(image via timeinc)
Imagine a scenario in which -- Oh, God, no -- Senator Hillary Clinton sweeps tonight, winning in Indiana and squeaking by in North Carolina with the tobacco-spitting Jesse Helms electorate. If that were to happen, Clinton would almost be compelled to appear on The Howard Stern Show, a demographic tailor-made for the Clinton Touch. Ironically, in order to do that the Junior Senator from New York would sort of have to throw her principles under the bus.
Stern, whose shoe is about as Id-oriented as you can get, is the farthest thing from the Wellesley crowd. But he has been a big Clinton fan, oddly. Isn't it curious -- strategic? -- how some of the biggest *alleged* womanizers (Think: Jack Nicholson) are touting a Hillary Clinton Presidency? From Cindy Adams:
"Howard Stern. 'I'm solidly behind Hillary. I want her when that red phone rings at 3 in the morning. Who knows who Obama really is? Hillary should come on my show. Maybe she's worried how I'd handle her, but Sen. Arlen Specter was on selling his book, and it was great for him.
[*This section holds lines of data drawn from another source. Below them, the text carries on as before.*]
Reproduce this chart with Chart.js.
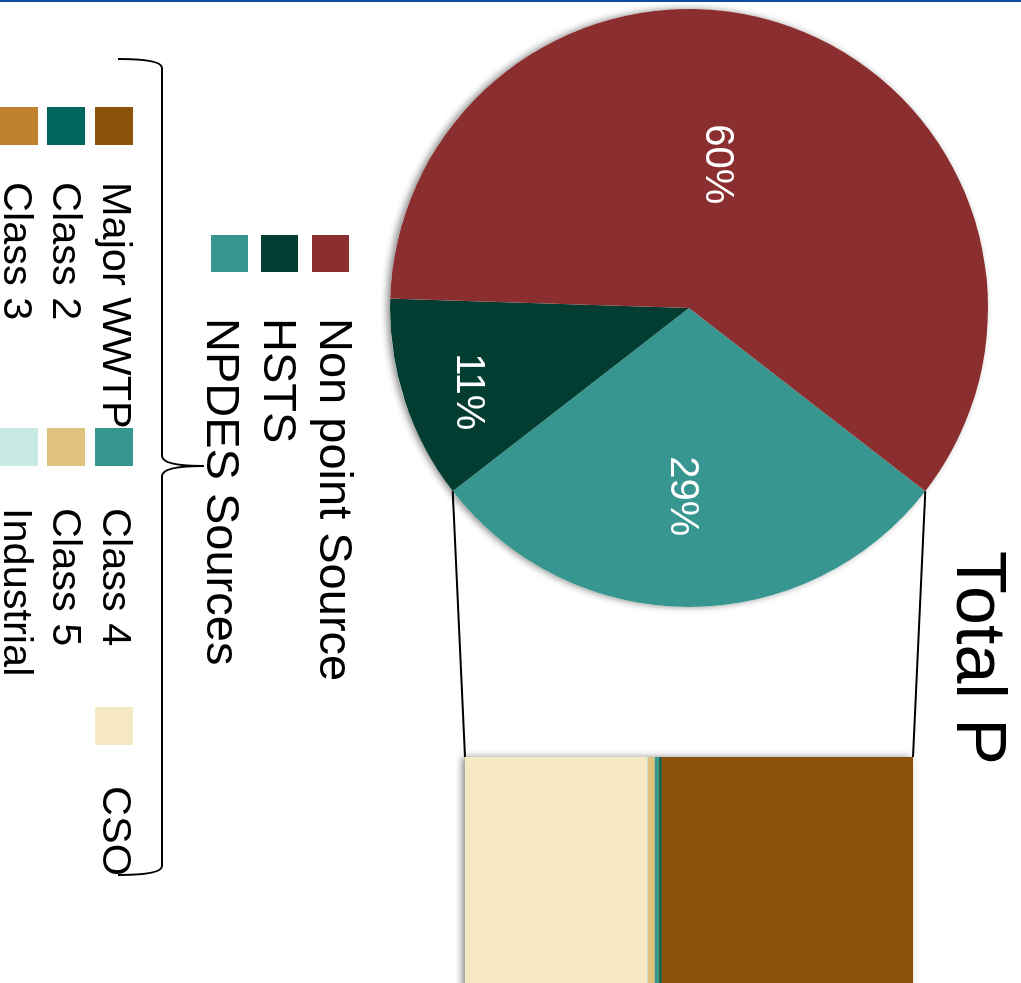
<!DOCTYPE html>
<html>
<head>
<meta charset="utf-8">
<title>Total P</title>
<script src="https://cdn.jsdelivr.net/npm/chart.js@4.4.1/dist/chart.umd.min.js"></script>
<style>
  html, body { margin: 0; padding: 0; background: #fff; overflow: hidden; }
  body { width: 1021px; height: 983px; position: relative; }
  /* the slide is laid out upright and turned a quarter clockwise */
  #slide {
    position: absolute; left: 0; top: 0;
    width: 983px; height: 1021px;
    transform-origin: 0 0;
    transform: translate(1021px, 0) rotate(90deg);
    font-family: "Liberation Sans", Arial, sans-serif;
    color: #000;
  }
  #rule { position: absolute; left: 0; top: 0; width: 2px; height: 1021px; background: #0d4aa6; }
  canvas, svg { position: absolute; }
  .swatch { position: absolute; }
  .lbl { position: absolute; white-space: nowrap; line-height: 1; }
  #title { position: absolute; left: 551px; top: 5px; font-size: 70px; line-height: 1; white-space: nowrap; }
</style>
</head>
<body>
<div id="slide">
  <div id="rule"></div>
  <div id="title">Total P</div>
  <canvas id="pie" width="616" height="616" style="left:0; top:24px;"></canvas>
  <canvas id="bar" width="280" height="468" style="left:747px; top:98px;"></canvas>
  <svg id="links" width="983" height="1021" style="left:0; top:0;">
    <!-- brace grouping the NPDES breakdown legend -->
    <path d="M 59 903 Q 59 859 68 859 L 456 859 Q 466 859 466 817 Q 466 859 476 859 L 866 859 Q 875 859 875 903"
          fill="none" stroke="#000" stroke-width="2"/>
  </svg>
</div>

<script>
// Share of total phosphorus load by source (%)
const pieLabels = ['Non point Source', 'HSTS', 'NPDES Sources'];
const pieValues = [60, 11, 29];
const pieColors = ['#8b2e2f', '#033c30', '#37968f'];

// NPDES Sources broken down by discharger (same units, adds up to the NPDES slice)
const barLabels = ['Major WWTP', 'Class 2', 'Class 3', 'Class 4', 'Class 5', 'Industrial', 'CSO'];
const barValues = [16.3, 0.15, 0.03, 0.26, 0.45, 0.06, 11.75];
const barColors = ['#8c510a', '#01665e', '#bf812d', '#35978f', '#dfc27d', '#c7eae5', '#f6e8c3'];

const FONT = '"Liberation Sans", Arial, sans-serif';

// pie is drawn NPDES first so that slice sits centred on the right, facing the bar
const drawLabels = pieLabels.slice().reverse();
const drawValues = pieValues.slice().reverse();
const drawColors = pieColors.slice().reverse();
const pieTotal = drawValues.reduce((a, b) => a + b, 0);
// where each % label sits: fraction along the slice's sweep, fraction of the radius
const labelSpot = [
    { along: 0.52, out: 0.63 },
    { along: 0.43, out: 0.79 },
    { along: 0.46, out: 0.49 }
];

const pieExtras = {
    id: 'pieExtras',
    beforeDatasetsDraw(chart) {
        // soft drop shadow under the whole pie
        const arc = chart.getDatasetMeta(0).data[0];
        const ctx = chart.ctx;
        ctx.save();
        ctx.shadowColor = 'rgba(0,0,0,0.45)';
        ctx.shadowBlur = 7;
        ctx.shadowOffsetY = 3;
        ctx.fillStyle = '#fff';
        ctx.beginPath();
        ctx.arc(arc.x, arc.y, arc.outerRadius, 0, Math.PI * 2);
        ctx.fill();
        ctx.restore();
    },
    afterDatasetsDraw(chart) {
        const ctx = chart.ctx;
        const data = chart.data.datasets[0].data;
        ctx.save();
        ctx.fillStyle = '#fff';
        ctx.font = '40px ' + FONT;
        ctx.textAlign = 'center';
        ctx.textBaseline = 'middle';
        chart.getDatasetMeta(0).data.forEach((a, i) => {
            const ang = a.startAngle + (a.endAngle - a.startAngle) * labelSpot[i].along;
            const r = a.outerRadius * labelSpot[i].out;
            ctx.fillText(data[i] + '%', a.x + Math.cos(ang) * r, a.y + Math.sin(ang) * r);
        });
        ctx.restore();
    }
};

const barShadow = {
    id: 'barShadow',
    beforeDatasetsDraw(chart) {
        const bars = chart.data.datasets.map((d, i) => chart.getDatasetMeta(i).data[0]);
        const left = bars[0].x - bars[0].width / 2;
        const top = Math.min(...bars.map(b => b.y));
        const bottom = Math.max(...bars.map(b => b.base));
        const ctx = chart.ctx;
        ctx.save();
        ctx.shadowColor = 'rgba(0,0,0,0.45)';
        ctx.shadowBlur = 7;
        ctx.shadowOffsetY = 3;
        ctx.fillStyle = '#fff';
        ctx.fillRect(left, top, bars[0].width, bottom - top);
        ctx.restore();
    }
};

const pieCanvas = document.getElementById('pie');
const pieChart = new Chart(pieCanvas, {
    type: 'pie',
    data: {
        labels: drawLabels,
        datasets: [{
            data: drawValues,
            backgroundColor: drawColors,
            borderWidth: 0,
            hoverOffset: 0
        }]
    },
    options: {
        responsive: false,
        animation: false,
        events: [],
        rotation: 90 - drawValues[0] / pieTotal * 180,
        layout: { padding: 9 },
        plugins: { legend: { display: false }, tooltip: { enabled: false } }
    },
    plugins: [pieExtras]
});

const barCanvas = document.getElementById('bar');
const barTotal = barValues.reduce((a, b) => a + b, 0);
const barChart = new Chart(barCanvas, {
    type: 'bar',
    data: {
        labels: ['NPDES Sources'],
        // stacked bottom-up, so CSO first and Major WWTP on top
        datasets: barLabels.map((name, i) => ({
            label: name,
            data: [barValues[i]],
            backgroundColor: barColors[i],
            borderWidth: 0,
            barPercentage: 1,
            categoryPercentage: 1
        })).reverse()
    },
    options: {
        responsive: false,
        animation: false,
        events: [],
        layout: { padding: 10 },
        scales: {
            x: { display: false, stacked: true },
            y: { display: false, stacked: true, min: 0, max: barTotal }
        },
        plugins: { legend: { display: false }, tooltip: { enabled: false } }
    },
    plugins: [barShadow]
});

// connector lines from the NPDES slice edges to the corners of the bar
(function drawLinks() {
    const svg = document.getElementById('links');
    const arc = pieChart.getDatasetMeta(0).data[0];
    const bars = barChart.data.datasets.map((d, i) => barChart.getDatasetMeta(i).data[0]);
    const px = pieCanvas.offsetLeft, py = pieCanvas.offsetTop;
    const bx = barCanvas.offsetLeft, by = barCanvas.offsetTop;
    const barLeft = bx + bars[0].x - bars[0].width / 2;
    const barTop = by + Math.min(...bars.map(b => b.y));
    const barBottom = by + Math.max(...bars.map(b => b.base));
    const ends = [
        [arc.startAngle, barTop],
        [arc.endAngle, barBottom]
    ];
    ends.forEach(([ang, v]) => {
        const line = document.createElementNS('http://www.w3.org/2000/svg', 'line');
        line.setAttribute('x1', px + arc.x + arc.outerRadius * Math.cos(ang));
        line.setAttribute('y1', py + arc.y + arc.outerRadius * Math.sin(ang));
        line.setAttribute('x2', barLeft);
        line.setAttribute('y2', v);
        line.setAttribute('stroke', '#000');
        line.setAttribute('stroke-width', '2');
        svg.appendChild(line);
    });
})();

// --- LEGENDS ---
const slide = document.getElementById('slide');

function addSwatch(color, left, top, size) {
    const d = document.createElement('div');
    d.className = 'swatch';
    d.style.cssText = `left:${left}px; top:${top}px; width:${size}px; height:${size}px; background:${color};`;
    slide.appendChild(d);
}

function addLabel(text, left, top, size) {
    const d = document.createElement('div');
    d.className = 'lbl';
    d.textContent = text;
    d.style.cssText = `left:${left}px; top:${top}px; font-size:${size}px;`;
    slide.appendChild(d);
}

pieLabels.forEach((name, i) => {
    addSwatch(pieColors[i], 235, 672 + i * 50.5, 37);
    addLabel(name, 318, 684 + i * 56.25 - 23, 47);
});

// three rows, filled column by column
const colSwatch = [107, 428, 707];
const colText = [182, 508, 786];
barLabels.forEach((name, i) => {
    const col = Math.floor(i / 3), row = i % 3;
    addSwatch(barColors[i], colSwatch[col], 888 + row * 47.5, 38);
    addLabel(name, colText[col], 903.5 + row * 49.3 - 20.3, 41.5);
});
</script>
</body>
</html>
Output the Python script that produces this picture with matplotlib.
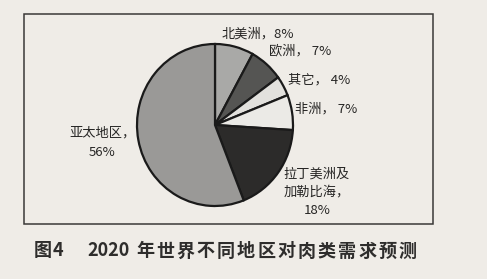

Hillary should do it. I'd get her a whole new audience. But, see, we don't push people to come on. If they reach out for us, great.' Howard, hon, she's not just 'people.' Not just some one-armed starlet who'll juggle with her clothes off. We're talking presidential candidate here. 'Well, her people should call us.'"
He'll have to promise not to throw bologna at the breasts of the Senator.